Вавро приготовил печь и затопил. В комнату постепенно входил вечер, долгие осенние сумерки набрасывали на все печальную серую тень. Вавро начистил картошки, поставил на огонь. «Опять маму где-то задержали, — подумал он. — От этих Квассайов она никогда не вырвется вовремя. Позовут стирать, а там еще и уборка. Вот уж где она трижды свои деньги заслуживает!»

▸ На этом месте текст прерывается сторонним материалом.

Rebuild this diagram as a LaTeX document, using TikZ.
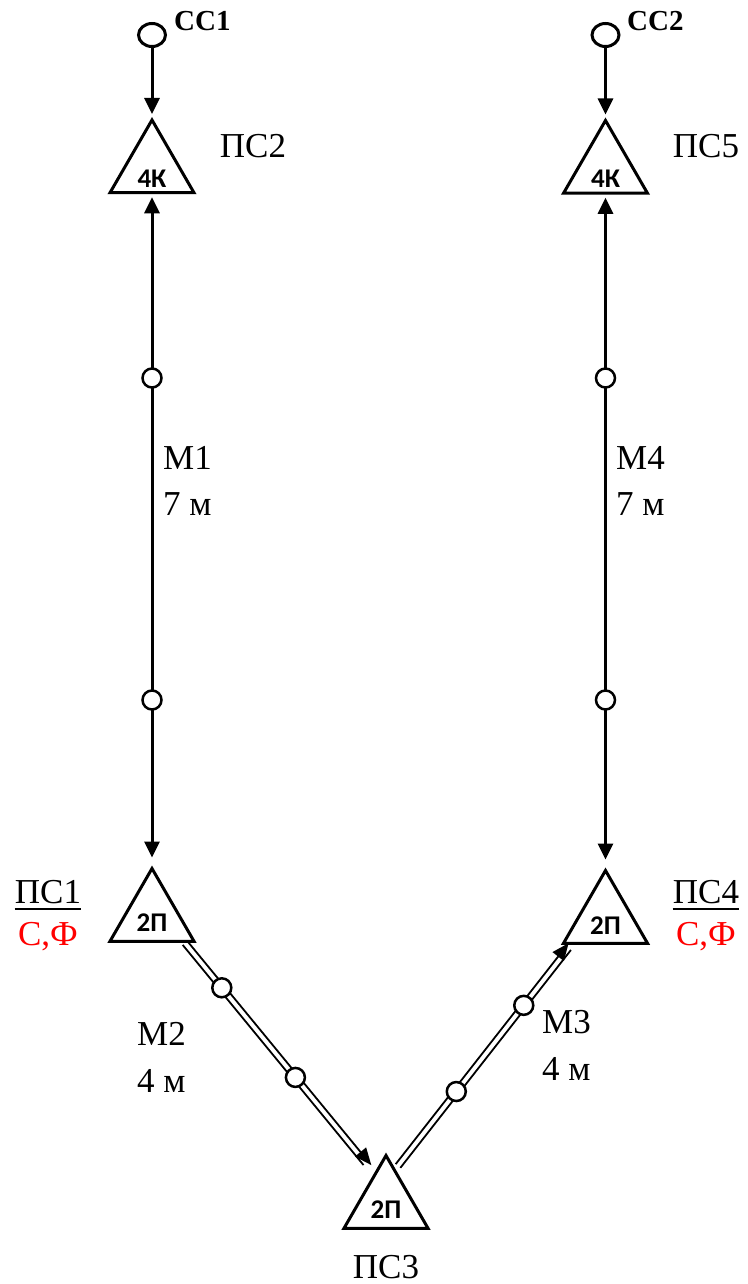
\documentclass[tikz,border=0pt]{standalone}
\usepackage{fontspec}
\setmainfont{Liberation Serif}
\newfontfamily\calib{Carlito}
\usetikzlibrary{arrows.meta,shapes.geometric,calc}
\begin{document}
\begin{tikzpicture}[x=1pt,y=-1pt,
  tri/.style={draw,line width=3pt,regular polygon,regular polygon sides=3,minimum size=97pt,inner sep=0pt},
  tritxt/.style={font=\calib\bfseries\fontsize{27}{27}\selectfont,inner sep=0pt},
  lbl/.style={font=\fontsize{35}{35}\selectfont,inner sep=0pt},
  redlbl/.style={lbl,text=red},
  src/.style={draw,line width=3pt,ellipse,minimum width=27pt,minimum height=23pt,inner sep=0pt},
  srctxt/.style={font=\bfseries\fontsize{29}{29}\selectfont,inner sep=0pt},
  valve/.style={draw,circle,fill=white,line width=2.5pt,minimum size=19pt,inner sep=0pt},
  pipe/.style={line width=3pt,-{Triangle[length=16pt,width=15pt]}},
  pipe2/.style={line width=3pt,{Triangle[length=16pt,width=15pt]}-{Triangle[length=16pt,width=15pt]}},
  dl/.style={line width=1.8pt},
  dla/.style={line width=1.8pt,-{Triangle[length=17pt,width=14pt]}}
]
\useasboundingbox (0,0) rectangle (747,1284);

% sources
\node[src] (cc1) at (152,35) {};
\node[srctxt,anchor=base west] (cc1t) at (174,31) {СС1};
\node[src] (cc2) at (605.5,35) {};
\node[srctxt,anchor=base west] (cc2t) at (627,31) {СС2};

% triangles
\node[tri] (ps2) at (152,168.5) {};
\node[tritxt] (ps2t) at (152,179) {4К};
\node[tri] (ps5) at (605.5,169) {};
\node[tritxt] (ps5t) at (605.5,179) {4К};
\node[tri] (ps1) at (152,917) {};
\node[tritxt] (ps1t) at (152,923) {2П};
\node[tri] (ps4) at (605.5,919) {};
\node[tritxt] (ps4t) at (605.5,926) {2П};
\node[tri] (ps3) at (386,1204) {};
\node[tritxt] (ps3t) at (386,1210) {2П};

% labels
\node[lbl,anchor=base] (l2) at (253,158) {ПС2};
\node[lbl,anchor=base] (l5) at (706,158) {ПС5};
\node[lbl,anchor=base] (l1) at (48,903) {ПС1};
\draw[line width=1.5pt] ($(l1.base west)+(0,6)$) -- ($(l1.base east)+(0,6)$);
\node[redlbl,anchor=base] (l1b) at (48,945) {С,Ф};
\node[lbl,anchor=base] (l4) at (706,903) {ПС4};
\draw[line width=1.5pt] ($(l4.base west)+(0,6)$) -- ($(l4.base east)+(0,6)$);
\node[redlbl,anchor=base] (l4b) at (706,945) {С,Ф};
\node[lbl,anchor=base] (l3) at (386,1278) {ПС3};

\node[lbl,anchor=base west] (m1) at (163,469) {М1};
\node[lbl,anchor=base west] (m1l) at (163,515) {7 м};
\node[lbl,anchor=base west] (m4) at (616,469) {М4};
\node[lbl,anchor=base west] (m4l) at (616,515) {7 м};
\node[lbl,anchor=base west] (m2) at (137,1045) {М2};
\node[lbl,anchor=base west] (m2l) at (137,1092) {4 м};
\node[lbl,anchor=base west] (m3) at (542,1033) {М3};
\node[lbl,anchor=base west] (m3l) at (542,1080) {4 м};

% source arrows
\draw[pipe,shorten >=3pt] (cc1) -- (ps2.corner 1);
\draw[pipe,shorten >=3pt] (cc2) -- (ps5.corner 1);

% vertical pipes
\draw[pipe2,shorten <=3pt,shorten >=8pt] (ps2.side 2) -- (ps1.corner 1);
\draw[pipe2,shorten <=3pt,shorten >=8pt] (ps5.side 2) -- (ps4.corner 1);
\node[valve] (v1) at (152,378) {};
\node[valve] (v2) at (152,700) {};
\node[valve] (v3) at (605.5,378) {};
\node[valve] (v4) at (605.5,700) {};

% M2 double pipe
\coordinate (m2a) at (185,943);
\coordinate (m2b) at (369,1167);
\draw[dla] ($(m2a)!3pt!90:(m2b)$) -- ($(m2b)!3pt!-90:(m2a)$);
\draw[dl,shorten >=5pt] ($(m2a)!3pt!-90:(m2b)$) -- ($(m2b)!3pt!90:(m2a)$);
\node[valve] (v5) at ($(m2a)!0.2!(m2b)$) {};
\node[valve] (v6) at ($(m2a)!0.6!(m2b)$) {};

% M3 double pipe
\coordinate (m3a) at (398,1166);
\coordinate (m3b) at (571,945);
\draw[dla] ($(m3a)!3pt!90:(m3b)$) -- ($(m3b)!3pt!-90:(m3a)$);
\draw[dl,shorten >=4pt] ($(m3a)!3pt!-90:(m3b)$) -- ($(m3b)!3pt!90:(m3a)$);
\node[valve] (v7) at ($(m3a)!0.337!(m3b)$) {};
\node[valve] (v8) at ($(m3a)!0.727!(m3b)$) {};
\end{tikzpicture}
\end{document}
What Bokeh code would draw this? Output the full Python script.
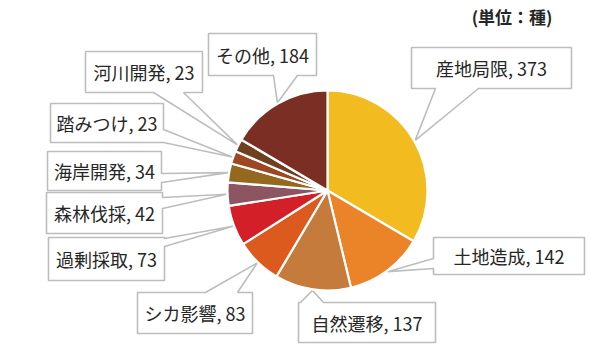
import numpy as np
from bokeh.plotting import figure
from bokeh.models import Range1d, ColumnDataSource
from bokeh.core.properties import value
from bokeh.embed import file_html
from bokeh.resources import INLINE

# ---- data ----
categories = ["産地局限", "土地造成", "自然遷移", "シカ影響", "過剰採取",
              "森林伐採", "海岸開発", "踏みつけ", "河川開発", "その他"]
counts = [373, 142, 137, 83, 73, 42, 34, 23, 23, 184]
unit_label = "(単位：種)"

colors = ["#F2BB20", "#EB8328", "#C57B3B", "#DD5A1F", "#D31F28",
          "#8D5461", "#94691F", "#9E4823", "#6E401F", "#7B2E23"]

# ---- layout (pixel coords, y down) ----
W, H = 600, 353
CX, CY, R = 327, 190, 100
# box x0, y0, x1, y1, side of pointer, base start, base end
boxes = [
    (411, 47, 571, 88, "bottom", 435, 478),
    (433, 237, 584, 274, "left", 258, 268),
    (298, 302, 435, 342, "top", 300, 323),
    (137, 292, 252, 333, "top", 205, 237),
    (48, 237, 164, 280, "right", 238, 246),
    (46, 192, 162, 233, "right", 197, 208),
    (47, 151, 161, 190, "right", 173, 182),
    (50, 103, 163, 142, "right", 129, 142),
    (85, 51, 202, 92, "bottom", 153, 183),
    (208, 33, 316, 75, "bottom", 273, 297),
]

vals = np.array(counts, dtype=float)
frac = vals / vals.sum()
cum_end = np.cumsum(frac)
cum_start = cum_end - frac
mid = (cum_start + cum_end) / 2 * 2 * np.pi  # clockwise from top

p = figure(width=W, height=H, x_range=Range1d(0, W), y_range=Range1d(0, H),
           output_backend="svg", toolbar_location=None, min_border=0)
p.axis.visible = False
p.grid.visible = False
p.outline_line_color = None
p.background_fill_color = "white"

def Y(y):
    return H - y

# callouts
xs_list, ys_list = [], []
for i, (x0, y0, x1, y1, side, b1, b2) in enumerate(boxes):
    tx = CX + (R + 1) * np.sin(mid[i])
    ty = CY - (R + 1) * np.cos(mid[i])
    if side == "bottom":
        pts = [(x0, y0), (x1, y0), (x1, y1), (b2, y1), (tx, ty), (b1, y1), (x0, y1)]
    elif side == "top":
        pts = [(x0, y0), (b1, y0), (tx, ty), (b2, y0), (x1, y0), (x1, y1), (x0, y1)]
    elif side == "right":
        pts = [(x0, y0), (x1, y0), (x1, b1), (tx, ty), (x1, b2), (x1, y1), (x0, y1)]
    else:
        pts = [(x0, y0), (x1, y0), (x1, y1), (x0, y1), (x0, b2), (tx, ty), (x0, b1)]
    xs_list.append([pt[0] for pt in pts])
    ys_list.append([Y(pt[1]) for pt in pts])

p.patches(xs_list, ys_list, fill_color="white", line_color="#BDBDBD", line_width=1.6)

# pie
src = ColumnDataSource(dict(
    start=np.pi / 2 - cum_end * 2 * np.pi,
    end=np.pi / 2 - cum_start * 2 * np.pi,
    color=colors,
))
p.wedge(x=CX, y=Y(CY), radius=R, start_angle="start", end_angle="end",
        fill_color="color", line_color="white", line_width=2.2, source=src)

# labels
lx = [(b[0] + b[2]) / 2 for b in boxes]
ly = [Y((b[1] + b[3]) / 2) for b in boxes]
texts = [f"{c}, {v}" for c, v in zip(categories, counts)]
p.text(x=lx, y=ly, text=texts, text_align="center", text_baseline="middle",
       text_font=value("Noto Sans CJK JP"), text_font_size="18px", text_color="#262626")

p.text(x=[552], y=[Y(16)], text=[unit_label], text_align="right", text_baseline="middle",
       text_font=value("Noto Sans CJK JP"), text_font_size="17px", text_font_style="bold",
       text_color="#262626")

open("out.html", "w").write(file_html(p, INLINE))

Когда мать уходила в дом Квассайов, его всегда охватывало неприятное чувство. Он не мог себе его объяснить — и не мог от него избавиться. И его нервы были издерганы от собственной беспомощности, его угнетало вынужденное нахлебничество. А оттого, что Квассаи выше всякой меры эксплуатировали мать, он делался раздраженным, озлобленным, чувствуя, что и сам-то паразитирует на ее горькой участи.